The standard form contract places an onus on the purchaser to expressly terminate the contract if finance is not approved within the period allowed. If this is not done, the contract automatically becomes unconditional. These clauses must be explained to purchaser clients and the advice documented. Practitioners then need to obtain clear instructions about whether finance has been obtained and confirm them in writing.
In one claim, a practitioner acted for both the vendor and purchaser of a property. The practitioner said he sent a letter to the purchaser containing general advice on what was initially an unconditional contract of sale. As it was a standard letter, it contained some information about subject to finance clauses. Following execution of the contract, the purchaser asked the practitioner’s conveyancing clerk to request an amendment to make the contract subject to finance. The clerk discussed some issues regarding the way subject to finance clauses worked but the extent of the advice was unclear. The vendor agreed to insertion of a two-week subject to finance clause.
Three days before the two week-period ended, the purchaser informed the clerk in person that his bank loan was approved and provided a bank guarantee for the deposit amount. The practitioner acted on these oral instructions and advised the vendor that he had received the deposit and the contract was now unconditional.
The purchaser had not in fact obtained finance. Settlement did not occur and the deposit was forfeited to the vendor.
The purchaser then alleged the practitioner had failed to advise on the meaning and effect of the subject to finance clause, including the need to notify the vendor of the intention to terminate the contract within the specified time. The purchaser denied receiving the general letter of advice from the practitioner which referred to subject to finance. The purchaser also denied instructing the clerk that finance was approved.
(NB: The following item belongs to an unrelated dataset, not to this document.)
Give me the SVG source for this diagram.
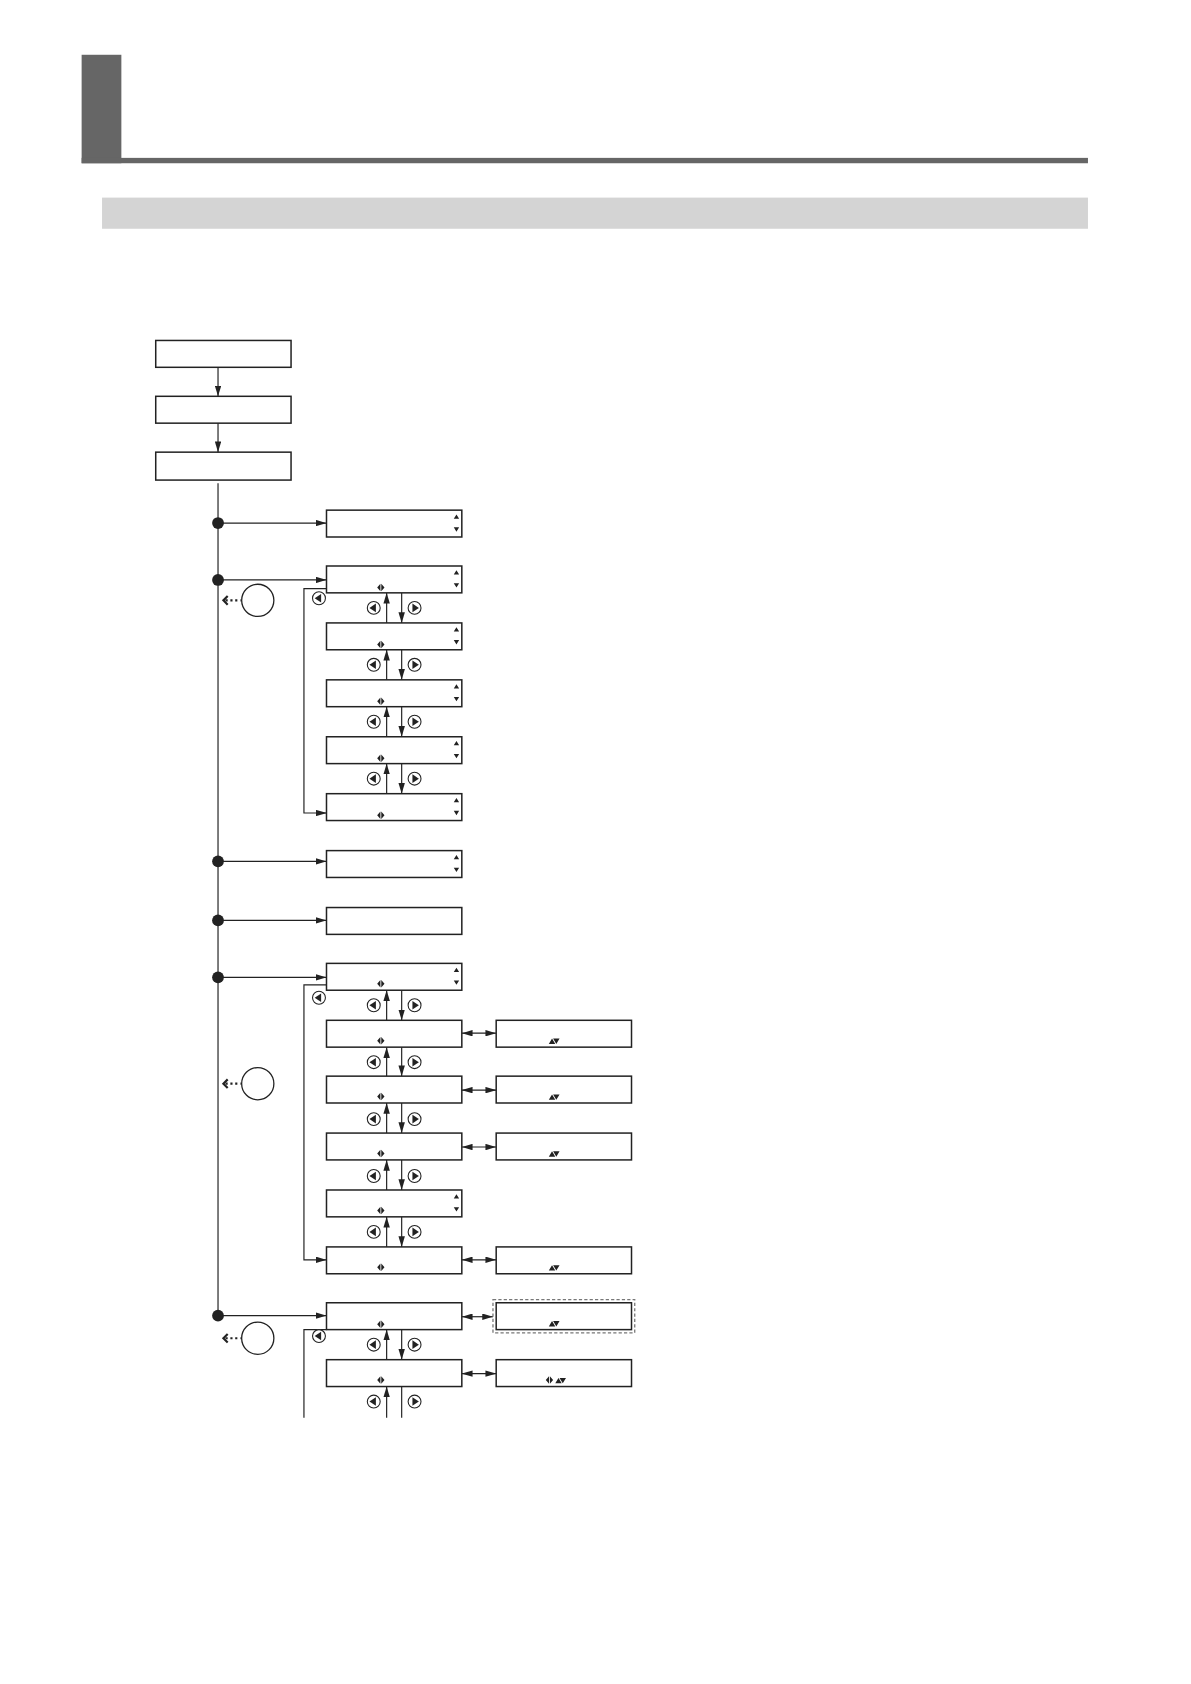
<svg xmlns="http://www.w3.org/2000/svg" width="1191" height="1684" viewBox="0 0 1191 1684">
<defs>
<style>
.b{fill:#fff;stroke:#222;stroke-width:1.4}
.l{fill:none;stroke:#222;stroke-width:1.1}
.t{fill:#222}
</style>
<marker id="a" viewBox="0 0 10 6" refX="10" refY="3" markerWidth="10" markerHeight="6" markerUnits="userSpaceOnUse" orient="auto-start-reverse"><path d="M0,0L10,3L0,6z" fill="#222"/></marker>
<g id="ar"><path d="M0,-3.5L3,0L0,3.5z M-0.8,-3.5L-3.8,0L-0.8,3.5z" fill="#222"/></g>
<g id="bl"><circle r="6" fill="#fff" stroke="#222" stroke-width="1"/><path d="M-4,0L2,-4V4z" fill="#222"/></g>
<g id="br"><circle r="6" fill="#fff" stroke="#222" stroke-width="1"/><path d="M4,0L-2,-4V4z" fill="#222"/></g>
<g id="sq"><path d="M0,-9L2.5,-5H-2.5z M0,7L2.5,3H-2.5z" fill="#222"/></g>
<g id="back"><circle cx="28" r="15" fill="#fff" stroke="#222" stroke-width="1.2"/><path d="M0,-4L-4,0L0,4" fill="none" stroke="#222" stroke-width="2"/><path d="M-2,0H12" stroke="#222" stroke-width="2" stroke-dasharray="2,2.5"/></g>
</defs>
<g transform="scale(1.074)">
<g id="header">
<rect x="76" y="51" width="37" height="101" fill="#666"/>
<rect x="76" y="147" width="937" height="5" fill="#666"/>
<rect x="95" y="184" width="918" height="29" fill="#d4d4d4"/>
</g>
<g id="top">
<rect id="n1" class="b" x="145" y="317" width="126" height="25"/>
<rect id="n2" class="b" x="145" y="369" width="126" height="25"/>
<rect id="n3" class="b" x="145" y="421" width="126" height="26"/>
</g>
<g id="connectors">
<path class="l" d="M203,342V369" marker-end="url(#a)"/>
<path class="l" d="M203,394V421" marker-end="url(#a)"/>
<path class="l" d="M203,450V1225"/>
<g fill="#222"><circle cx="203" cy="487" r="5.5"/><circle cx="203" cy="540" r="5.5"/><circle cx="203" cy="802" r="5.5"/><circle cx="203" cy="857" r="5.5"/><circle cx="203" cy="910" r="5.5"/><circle cx="203" cy="1225" r="5.5"/></g>
<path class="l" d="M203,487H304" marker-end="url(#a)"/>
<path class="l" d="M203,540H304" marker-end="url(#a)"/>
<path class="l" d="M203,802H304" marker-end="url(#a)"/>
<path class="l" d="M203,857H304" marker-end="url(#a)"/>
<path class="l" d="M203,910H304" marker-end="url(#a)"/>
<path class="l" d="M203,1225H304" marker-end="url(#a)"/>
<path class="l" d="M304,548H283V757H304" marker-end="url(#a)"/>
<path class="l" d="M304,917H283V1173H304" marker-end="url(#a)"/>
<path class="l" d="M304,1238H283V1320"/>
<path class="l" d="M360,580V552" marker-end="url(#a)"/><path class="l" d="M374,552V580" marker-end="url(#a)"/>
<path class="l" d="M360,633V605" marker-end="url(#a)"/><path class="l" d="M374,605V633" marker-end="url(#a)"/>
<path class="l" d="M360,686V658" marker-end="url(#a)"/><path class="l" d="M374,658V686" marker-end="url(#a)"/>
<path class="l" d="M360,739V711" marker-end="url(#a)"/><path class="l" d="M374,711V739" marker-end="url(#a)"/>
<path class="l" d="M360,950V922" marker-end="url(#a)"/><path class="l" d="M374,922V950" marker-end="url(#a)"/>
<path class="l" d="M360,1002V975" marker-end="url(#a)"/><path class="l" d="M374,975V1002" marker-end="url(#a)"/>
<path class="l" d="M360,1055V1027" marker-end="url(#a)"/><path class="l" d="M374,1027V1055" marker-end="url(#a)"/>
<path class="l" d="M360,1108V1080" marker-end="url(#a)"/><path class="l" d="M374,1080V1108" marker-end="url(#a)"/>
<path class="l" d="M360,1161V1133" marker-end="url(#a)"/><path class="l" d="M374,1133V1161" marker-end="url(#a)"/>
<path class="l" d="M360,1266V1238" marker-end="url(#a)"/><path class="l" d="M374,1238V1266" marker-end="url(#a)"/>
<path class="l" d="M360,1320V1291" marker-end="url(#a)"/><path class="l" d="M374,1291V1320"/>
<path class="l" d="M430,962H462" marker-start="url(#a)" marker-end="url(#a)"/>
<path class="l" d="M430,1015H462" marker-start="url(#a)" marker-end="url(#a)"/>
<path class="l" d="M430,1068H462" marker-start="url(#a)" marker-end="url(#a)"/>
<path class="l" d="M430,1173H462" marker-start="url(#a)" marker-end="url(#a)"/>
<path class="l" d="M430,1226H459" marker-start="url(#a)" marker-end="url(#a)"/>
<path class="l" d="M430,1279H462" marker-start="url(#a)" marker-end="url(#a)"/>
</g>
<g id="buttons">
<use href="#bl" x="297" y="557"/><use href="#bl" x="297" y="929"/><use href="#bl" x="297" y="1244"/>
<use href="#bl" x="348" y="566"/><use href="#br" x="386" y="566"/>
<use href="#bl" x="348" y="619"/><use href="#br" x="386" y="619"/>
<use href="#bl" x="348" y="672"/><use href="#br" x="386" y="672"/>
<use href="#bl" x="348" y="725"/><use href="#br" x="386" y="725"/>
<use href="#bl" x="348" y="936"/><use href="#br" x="386" y="936"/>
<use href="#bl" x="348" y="989"/><use href="#br" x="386" y="989"/>
<use href="#bl" x="348" y="1042"/><use href="#br" x="386" y="1042"/>
<use href="#bl" x="348" y="1095"/><use href="#br" x="386" y="1095"/>
<use href="#bl" x="348" y="1147"/><use href="#br" x="386" y="1147"/>
<use href="#bl" x="348" y="1252"/><use href="#br" x="386" y="1252"/>
<use href="#bl" x="348" y="1305"/><use href="#br" x="386" y="1305"/>
<use href="#back" x="212" y="559"/><use href="#back" x="212" y="1009"/><use href="#back" x="212" y="1246"/>
</g>
<g id="col">
<rect class="b" x="304" y="475" width="126" height="25"/>
<rect class="b" x="304" y="527" width="126" height="25"/>
<rect class="b" x="304" y="580" width="126" height="25"/>
<rect class="b" x="304" y="633" width="126" height="25"/>
<rect class="b" x="304" y="686" width="126" height="25"/>
<rect class="b" x="304" y="739" width="126" height="25"/>
<rect class="b" x="304" y="792" width="126" height="25"/>
<rect class="b" x="304" y="845" width="126" height="25"/>
<rect class="b" x="304" y="897" width="126" height="25"/>
<rect class="b" x="304" y="950" width="126" height="25"/>
<rect class="b" x="304" y="1002" width="126" height="25"/>
<rect class="b" x="304" y="1055" width="126" height="25"/>
<rect class="b" x="304" y="1108" width="126" height="25"/>
<rect class="b" x="304" y="1161" width="126" height="25"/>
<rect class="b" x="304" y="1213" width="126" height="25"/>
<rect class="b" x="304" y="1266" width="126" height="25"/>
<g class="t">
<use href="#sq" x="425" y="488"/><use href="#sq" x="425" y="540"/><use href="#sq" x="425" y="593"/><use href="#sq" x="425" y="646"/><use href="#sq" x="425" y="699"/><use href="#sq" x="425" y="752"/><use href="#sq" x="425" y="805"/><use href="#sq" x="425" y="910"/><use href="#sq" x="425" y="1121"/>
<use href="#ar" x="355" y="547"/><use href="#ar" x="355" y="600"/><use href="#ar" x="355" y="653"/><use href="#ar" x="355" y="706"/><use href="#ar" x="355" y="759"/><use href="#ar" x="355" y="916"/><use href="#ar" x="355" y="969"/><use href="#ar" x="355" y="1021"/><use href="#ar" x="355" y="1074"/><use href="#ar" x="355" y="1127"/><use href="#ar" x="355" y="1180"/><use href="#ar" x="355" y="1233"/><use href="#ar" x="355" y="1285"/>
</g>
</g>
<g id="right">
<rect class="b" x="462" y="950" width="126" height="25"/>
<rect class="b" x="462" y="1002" width="126" height="25"/>
<rect class="b" x="462" y="1055" width="126" height="25"/>
<rect class="b" x="462" y="1161" width="126" height="25"/>
<rect x="459" y="1210" width="132" height="31" fill="none" stroke="#777" stroke-width="1.2" stroke-dasharray="3,2"/>
<rect class="b" x="462" y="1213" width="126" height="25"/>
<rect class="b" x="462" y="1266" width="126" height="25"/>
<g fill="#222">
<path d="M511,972L514,967L517,972z M515,967L518,972L521,967z"/>
<path d="M511,1024L514,1019L517,1024z M515,1019L518,1024L521,1019z"/>
<path d="M511,1077L514,1072L517,1077z M515,1072L518,1077L521,1072z"/>
<path d="M511,1183L514,1178L517,1183z M515,1178L518,1183L521,1178z"/>
<path d="M511,1235L514,1230L517,1235z M515,1230L518,1235L521,1230z"/>
<path d="M517,1288L520,1283L523,1288z M521,1283L524,1288L527,1283z"/>
</g>
<use href="#ar" x="512" y="1285"/>
</g>
</g>
</svg>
The claim was difficult to defend because the practitioner acted for both parties and did not have contemporaneous records of instructions and advice. Key advice about the meaning and effect of the contract of sale should have been provided by the practitioner rather than the clerk. This was especially important where the contract terms changed and the advice needed to be confirmed in writing.
The practitioner should also have confirmed the purchaser’s instruction that finance had been obtained in writing.